The Small Farms Board established under legislation in 1932–33 was given the task of settling on small areas men registered as unemployed and others suitable for rural occupations whose settlement on the land would tend to reduce unemployment. Camps were established on blocks of unimproved or deteriorated Crown land manned by men from the cities who learned something of farming as the land came in out of the rough. As properties were developed, future occupiers were chosen from the ranks of the employees. Some of the men were placed as managers on reverted Crown properties and were promised permanent settlement if they proved their worth. By 1935, 1,305 men were employed on small farms scheme projects.

When the Labour Government came into power in 1935, it tackled the problem of overmortgaging of existing farms. State rural lending, transferred by the previous National Government from the State Advances Department to a Mortgage Corporation, was returned to complete Government control under the State Advances Corporation. Mortgage indebtedness on farm land had risen sharply because of high values from an estimated £48,000,000 in 1913 to £88,000,000 in 1920 and £130,000,000 in 1930. The depression left many farms heavily overmortgaged and legislation was enacted in 1936 to adjust liabilities secured on any property – farm or urban – to no more than the property's value: 15,621 farm applicants sought adjustments. Mortgage principal was reduced in 5,406 cases and rent under leases in 2,477 cases. Total remissions amounted to £85 million. Large-scale land development was continued but no more employees on development schemes were promised sections, and the tenure available to those who had been promised farms was changed from a 10-year lease with right of purchase to a 33-year renewable lease with no right of purchase.

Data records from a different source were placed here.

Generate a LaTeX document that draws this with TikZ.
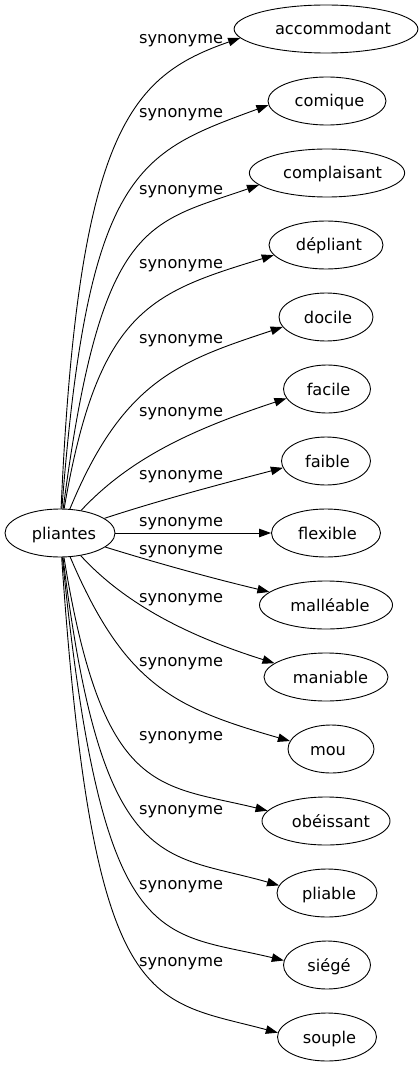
\documentclass[tikz,border=0pt]{standalone}
\usepackage{fontspec}
\setmainfont{DejaVu Sans}
\usetikzlibrary{arrows.meta,shapes.geometric}
\begin{document}
\begin{tikzpicture}[x=1pt,y=-1pt,
  font=\fontsize{16.2}{19}\selectfont,
  term/.style={draw, ellipse, inner sep=0pt, minimum height=48pt, text height=12pt, text depth=0pt, line width=0.9pt},
  rel/.style={anchor=base west, inner sep=0pt},
  link/.style={draw, line width=0.9pt, -{Triangle[length=12pt,width=8.5pt]}}]
\useasboundingbox (0,0) rectangle (419,1067);
% nodes
\node[term, minimum width=110pt] (p) at (60,533) {\hspace*{8pt}pliantes};
\node[term, minimum width=174pt] (acc) at (326,29) {\hspace*{14pt}accommodant};
\node[term, minimum width=118pt] (com) at (327,101) {\hspace*{5pt}comique};
\node[term, minimum width=155pt] (cmp) at (327,173) {\hspace*{11pt}complaisant};
\node[term, minimum width=114pt] (dep) at (326,245) {\hspace*{6pt}dépliant};
\node[term, minimum width=94pt] (doc) at (326,317) {\hspace*{4pt}docile};
\node[term, minimum width=87pt] (fac) at (327,389) {\hspace*{3pt}facile};
\node[term, minimum width=89pt] (fai) at (326,461) {\hspace*{3pt}faible};
\node[term, minimum width=109pt] (flx) at (326,533) {\hspace*{3pt}flexible};
\node[term, minimum width=133pt] (mal) at (326,605) {\hspace*{8pt}malléable};
\node[term, minimum width=124pt] (man) at (326,677) {\hspace*{9pt}maniable};
\node[term, minimum width=86pt] (mou) at (331,749) {\hspace*{-6pt}mou};
\node[term, minimum width=128pt] (obe) at (326,821) {\hspace*{10pt}obéissant};
\node[term, minimum width=100pt] (pla) at (327,893) {\hspace*{4pt}pliable};
\node[term, minimum width=87pt] (sie) at (327,965) {\hspace*{4pt}siégé};
\node[term, minimum width=99pt] (sou) at (327,1037) {\hspace*{5pt}souple};
% edges
\draw[link] (p) .. controls (78,129) and (131,76) .. (acc.186);
\draw[link] (p) .. controls (88,169) and (138,153) .. (com.184);
\draw[link] (p) .. controls (101,219) and (147,224) .. (cmp.190);
\draw[link] (p) .. controls (98,310) and (150,293) .. (dep.191);
\draw[link] (p) .. controls (123,380) and (180,361) .. (doc.193);
\draw[link] (p) .. controls (132,456) and (197,428) .. (fac.193);
\draw[link] (p) .. controls (160,500) and (225,483) .. (fai.189);
\draw[link] (p) -- (flx);
\draw[link] (p) .. controls (160,564) and (215,579) .. (mal.167);
\draw[link] (p) .. controls (125,604) and (188,636) .. (man.165);
\draw[link] (p) .. controls (125,686) and (175,708) .. (mou.169);
\draw[link] (p) .. controls (103,797) and (158,784) .. (obe.170);
\draw[link] (p) .. controls (102,877) and (163,852) .. (pla.171);
\draw[link] (p) .. controls (102,957) and (158,930) .. (sie.174);
\draw[link] (p) .. controls (93,1017) and (148,998) .. (sou.175);
% labels
\node[rel] (l1) at (139,43.4) {synonyme};
\node[rel] (l2) at (139,117.4) {synonyme};
\node[rel] (l3) at (139,194.4) {synonyme};
\node[rel] (l4) at (139,268.4) {synonyme};
\node[rel] (l5) at (139,343.4) {synonyme};
\node[rel] (l6) at (139,416.4) {synonyme};
\node[rel] (l7) at (139,479.4) {synonyme};
\node[rel] (l8) at (139,526.4) {synonyme};
\node[rel] (l9) at (139,554.4) {synonyme};
\node[rel] (l10) at (139,602.4) {synonyme};
\node[rel] (l11) at (139,666.4) {synonyme};
\node[rel] (l12) at (139,740.4) {synonyme};
\node[rel] (l13) at (139,814.4) {synonyme};
\node[rel] (l14) at (139,889.4) {synonyme};
\node[rel] (l15) at (139,966.4) {synonyme};
\end{tikzpicture}
\end{document}
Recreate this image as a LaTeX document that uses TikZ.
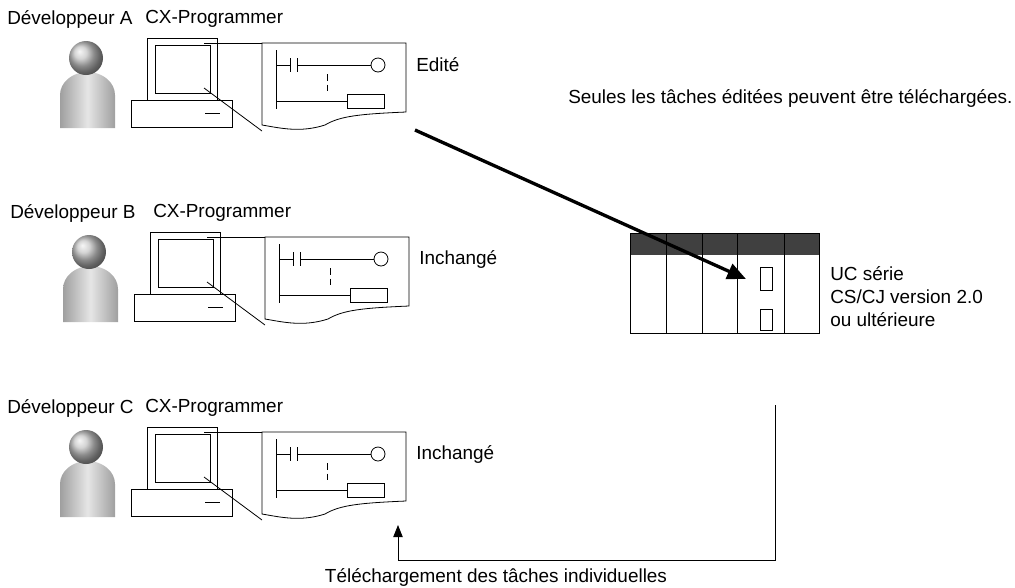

Land development was being carried out by two boards – the Lands Development Board and the Small Farms Board – operating through a single department, the Department of Lands and Survey. By 1941, 388 families had been settled on 28,692 acres developed under the Small Farms Scheme, most of it in North and South Auckland and in Hawke's Bay. By 1941 the Lands Development Board had settled 113 farms comprising 17,358 acres, all in North and South Auckland. Another 214,560 acres were in various stages of development when the shortage of materials, particularly fertiliser, during the 1939–45 war brought development to a halt.

The Government's proposals for rehabilitation of ex-servicemen of the Second World War included settlement on the land. The existing boards were abolished in 1941 and replaced by a Land Settlement Board, and legislation was enacted giving ex-servicemen absolute preference for Crown land. Provision was made to finance ex-servicemen by rehabilitation loans at low rates of interest into State developed farms and farms purchased privately. To avoid a repetition of the inflation in land values which took place after the 1914–18 war, legislation was passed in 1943 to peg land prices at 1942 values and control all sales of land through the operation of a Land Sales Court and to give the Crown the power to take land at the price fixed by the Court. Control on sale prices of farm land remained until it was removed in 1950 by the National Government. However, ex-servicemen eligible for rehabilitation loan finance continued to be settled on Crown land on the basis of values ruling in 1942. By 1961, when only a few eligible ex-servicemen were still awaiting settlement, the rehabilitation scheme had settled 3,452 men on State developed farms and another 8,727 on farms purchased privately, loans for both purposes totalling £736 million. In that year the Government announced a policy of civilian settlement.